SR: What does this mean for organizations and the way they approach data security?

MBS: A perimeter-based approach simply doesn’t work in today’s world. An enterprise must embed security controls in the data or make sure they are tied to the data. However, there aren’t unlimited resources to address cybersecurity risks. So it’s critical to understand what’s sensitive. This requires classification tools. We’ve developed a method that handles scalable data classification using machine learning. By automating processes, classifying documents and other types of unstructured data, and establishing restrictions—such as what’s for internal use and what can be shared with the rest of the world—it’s possible to approach cybersecurity more effectively.

SR: How does this process work?

MBS: The first step is to develop a data-classification policy. An organization must understand what data they’re collecting and how it should be classified. This requires an analysis of the data and understanding its value and risk. The next step is to discover where the data is located and where it is stored within the organization. With a classification policy, it’s possible to add the necessary protections.

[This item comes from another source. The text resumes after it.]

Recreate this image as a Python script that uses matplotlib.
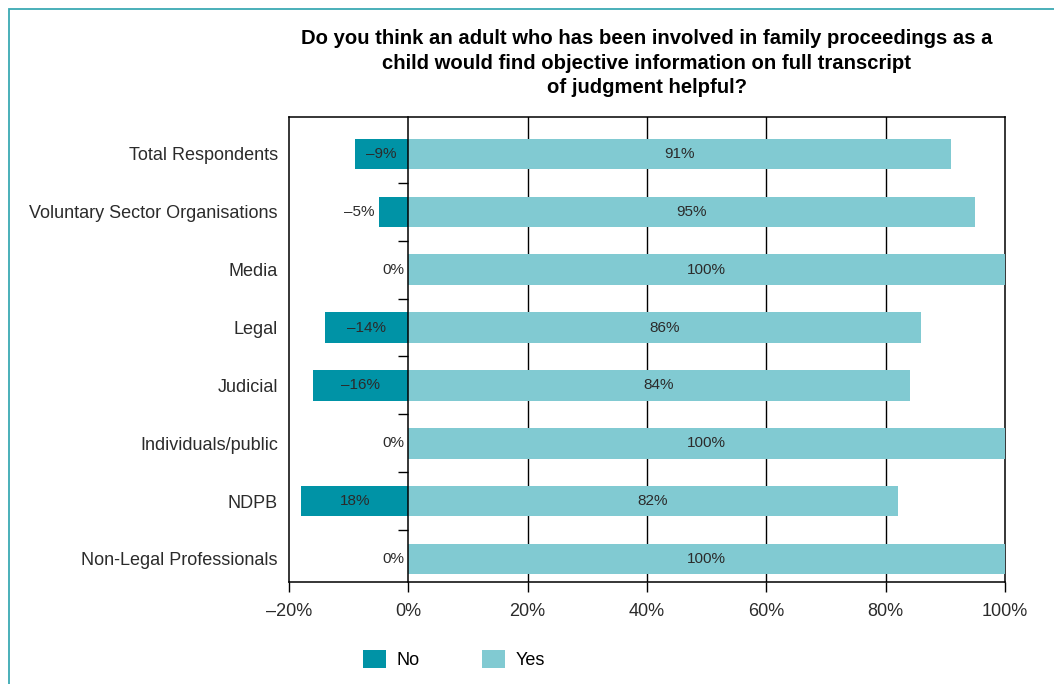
import matplotlib.pyplot as plt
from matplotlib.patches import Rectangle

plt.rcParams['font.family'] = ['Liberation Sans', 'DejaVu Sans']

categories = ['Total Respondents', 'Voluntary Sector Organisations', 'Media', 'Legal',
              'Judicial', 'Individuals/public', 'NDPB', 'Non-Legal Professionals']
no_vals = [-9, -5, 0, -14, -16, 0, -18, 0]
yes_vals = [91, 95, 100, 86, 84, 100, 82, 100]
no_labels = ['–9%', '–5%', '0%', '–14%', '–16%', '0%', '18%', '0%']
yes_labels = ['91%', '95%', '100%', '86%', '84%', '100%', '82%', '100%']
xticks = [-20, 0, 20, 40, 60, 80, 100]
xticklabels = ['–20%', '0%', '20%', '40%', '60%', '80%', '100%']

c_no = '#0093a6'
c_yes = '#81cad2'
c_text = '#2b2b2b'

fig = plt.figure(figsize=(10.54, 6.84), dpi=100)
ax = fig.add_axes([0.2742, 0.149, 0.6793, 0.680])

# outer frame
fig.add_artist(Rectangle((0.0085, -0.2), 1.2, 1.1868, transform=fig.transFigure,
                         fill=False, edgecolor='#3aa9b3', lw=1.3))

y = list(range(len(categories)))
h = 0.53
ax.barh(y, no_vals, height=h, color=c_no, zorder=3, label='No')
ax.barh(y, yes_vals, height=h, color=c_yes, zorder=3, label='Yes')

for i in y:
    v = no_vals[i]
    if abs(v) > 6:
        ax.text(v / 2, i, no_labels[i], ha='center', va='center',
                fontsize=11, color=c_text, zorder=4)
    else:
        ax.annotate(no_labels[i], (v, i), xytext=(-3, 0), textcoords='offset points',
                    ha='right', va='center', fontsize=11, color=c_text, zorder=4)
    ax.text(yes_vals[i] / 2, i, yes_labels[i], ha='center', va='center',
            fontsize=11, color=c_text, zorder=4)

ax.set_xlim(-20, 100)
ax.set_ylim(7.4, -0.64)
ax.set_xticks(xticks)
ax.set_xticklabels(xticklabels, fontsize=13, color=c_text)
ax.set_yticks(y)
ax.set_yticklabels(categories, fontsize=13, color=c_text)
ax.tick_params(axis='y', length=0, pad=8)
ax.tick_params(axis='x', direction='out', length=7, width=1, pad=8)

for x in xticks[2:-1]:
    ax.axvline(x, color='black', lw=1, zorder=1)
for s in ax.spines.values():
    s.set_color('black')
    s.set_linewidth(1.1)

# zero line with small ticks between the categories
zero_ax = ax.secondary_yaxis(20 / 120)
zero_ax.set_yticks([i + 0.5 for i in y[:-1]])
zero_ax.set_yticklabels([])
zero_ax.tick_params(direction='out', length=7, width=1, color='black')
zero_ax.spines['left'].set_color('black')
zero_ax.spines['left'].set_linewidth(1.1)
zero_ax.set_zorder(5)

ax.set_title('Do you think an adult who has been involved in family proceedings as a\n'
             'child would find objective information on full transcript\n'
             'of judgment helpful?', fontsize=14.6, fontweight='bold', pad=17,
             linespacing=1.38)

ax.legend(loc='center left', bbox_to_anchor=(0.103, -0.166), ncol=2, frameon=False,
          fontsize=13, handlelength=1.28, handleheight=1.22, columnspacing=3.45,
          handletextpad=0.6, borderpad=0, borderaxespad=0)

fig.savefig('out.png', dpi=100)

SR: How is Accenture approaching data classification and protection?

MBS: We have developed a tool called SCAML [Scalable Classification through Machine Learning], which automatically determines and labels the sensitivity of documents. It allows an organization to apply appropriate data protections and controls. The classification technology is advanced enough to identify different types of data. Today, we already have systems that can identify a Social Security number or a credit card number, but we need tools to identify intellectual property, contracts, emails about acquisition plans, and other sensitive or highly confidential documents. SCAML addresses this challenge.

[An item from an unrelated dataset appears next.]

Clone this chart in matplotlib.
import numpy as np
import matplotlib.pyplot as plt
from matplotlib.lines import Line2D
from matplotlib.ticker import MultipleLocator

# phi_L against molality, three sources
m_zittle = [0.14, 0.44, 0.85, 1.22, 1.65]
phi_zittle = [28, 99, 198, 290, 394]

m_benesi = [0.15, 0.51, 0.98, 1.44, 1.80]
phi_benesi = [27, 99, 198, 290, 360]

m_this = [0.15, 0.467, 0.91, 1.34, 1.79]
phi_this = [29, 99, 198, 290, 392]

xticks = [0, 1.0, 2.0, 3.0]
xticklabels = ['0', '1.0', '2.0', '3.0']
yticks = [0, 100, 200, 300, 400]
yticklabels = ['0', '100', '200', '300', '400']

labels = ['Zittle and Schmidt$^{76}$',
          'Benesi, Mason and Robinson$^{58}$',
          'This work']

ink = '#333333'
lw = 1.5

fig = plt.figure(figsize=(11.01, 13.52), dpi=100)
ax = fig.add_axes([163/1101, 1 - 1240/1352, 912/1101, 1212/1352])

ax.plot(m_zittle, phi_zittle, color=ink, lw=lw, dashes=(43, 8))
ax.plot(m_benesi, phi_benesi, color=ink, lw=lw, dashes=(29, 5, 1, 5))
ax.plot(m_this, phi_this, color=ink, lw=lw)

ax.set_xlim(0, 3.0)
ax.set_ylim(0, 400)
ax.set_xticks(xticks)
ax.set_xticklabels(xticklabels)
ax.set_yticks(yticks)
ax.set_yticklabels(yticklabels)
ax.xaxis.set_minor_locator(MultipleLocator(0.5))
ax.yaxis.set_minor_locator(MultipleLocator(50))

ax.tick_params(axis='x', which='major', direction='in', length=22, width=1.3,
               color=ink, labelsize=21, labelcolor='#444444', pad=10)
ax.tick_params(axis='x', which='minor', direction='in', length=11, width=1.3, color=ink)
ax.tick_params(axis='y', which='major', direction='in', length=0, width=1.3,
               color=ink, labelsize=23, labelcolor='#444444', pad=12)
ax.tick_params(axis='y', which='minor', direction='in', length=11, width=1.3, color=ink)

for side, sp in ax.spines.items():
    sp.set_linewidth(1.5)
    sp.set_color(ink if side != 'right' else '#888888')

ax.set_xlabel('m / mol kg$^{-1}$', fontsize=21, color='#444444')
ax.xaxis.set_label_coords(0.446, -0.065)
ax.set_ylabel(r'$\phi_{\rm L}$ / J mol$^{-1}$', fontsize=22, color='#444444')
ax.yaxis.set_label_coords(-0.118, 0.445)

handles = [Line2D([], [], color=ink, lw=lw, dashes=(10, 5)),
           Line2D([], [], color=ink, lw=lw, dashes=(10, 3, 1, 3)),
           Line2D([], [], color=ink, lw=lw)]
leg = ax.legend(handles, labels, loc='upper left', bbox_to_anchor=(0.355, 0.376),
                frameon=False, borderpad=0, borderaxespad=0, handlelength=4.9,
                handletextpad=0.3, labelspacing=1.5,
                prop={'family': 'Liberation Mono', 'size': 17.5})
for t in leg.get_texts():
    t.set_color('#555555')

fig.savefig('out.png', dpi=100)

SR: Classifying data is one piece of the puzzle. How does an organization actually protect the data?

MBS: The other important piece of this framework is data access. Who is allowed to view or handle the data? What rights and privileges does a person have? The idea is to establish a cognitive footprint. The obvious tool, and the one traditionally used, is user ID and password. But there are other, far more sophisticated ways to authenticate users. We can examine their behavior—particularly their cognitive behavior. This doesn’t refer to physical biometrics or behavioral biometrics, such as the way you use a mouse or keyboard. It’s a more sophisticated method that looks at the way a person processes information. It includes how they organize information within a file system, how they recollect it, and how they search for information.

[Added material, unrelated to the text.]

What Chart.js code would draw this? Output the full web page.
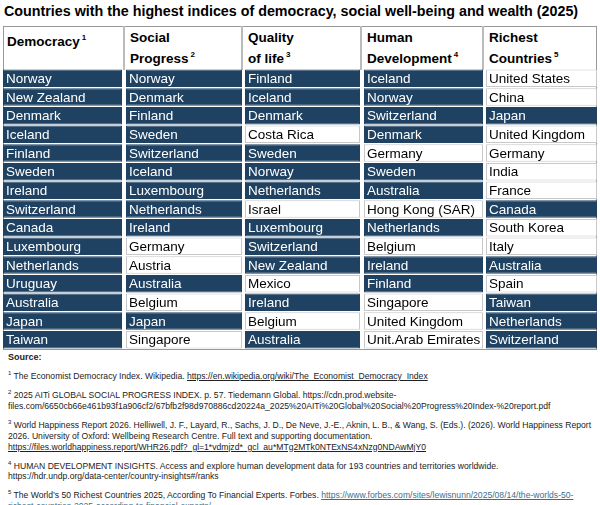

SR: How does this approach improve on today’s security frameworks?

MBS: The problem with today’s security controls is that they are binary. With a password you’re able to access the data. Without a password you are not able to access the data. A classification framework using a cognitive footprint allows an organization to achieve a higher level of confidence about the identity of the person accessing data. The system can be used for intrusion detection and identifying masqueraders and insider behavior. In addition, most data is now classified manually. It’s a time intensive and error-prone process that is not scalable. Oftentimes, organizations classify data—often the same data—in different ways but give them the same classification labels. Machine learning and automation can greatly improve on these processes.

SR: How does automation and machine learning work within SCAML?

MBS: In order to automate the classification process and make it more scalable, it’s necessary to give the software classifier samples of sensitive data and samples of non-sensitive data. Machine learning allows the classifier to learn from the samples and extract rules about what makes documents sensitive or not sensitive. Once the classifier develops the models for sensitive documents and highly confidential documents, it can handle the classification process autonomously. The next step is to put the appropriate security controls in place. This includes layering additional security on top of existing controls, such as active authentication. It uses the cognitive footprint as well as other behavioral methods to identify anomalies. It’s also possible to use the classification framework to automate other tasks. For example, the system can encrypt appropriate data through an algorithm or add additional authentication requirements for certain types of documents. These could include multifactor authentication.

SR: Any final thoughts on this subject?

MBS: The beauty of the cognitive approach is that it’s not visible and it is scalable to big data environments. So, ultimately, it’s much harder for an attacker to mimic the behavior of a user. An attacker might be able to observe an employee’s typing or mouse movement behavior, but it’s much harder to observe how a person searches a file system or how they organize their data. All the modeling can be performed locally at the endpoint. So, you have the detection model in place, but the specific user data isn’t visible to anyone. In this way, you protect the user’s privacy, and someone can’t upload or download the specific data. It introduces a level of security that’s crucial for today’s data environment.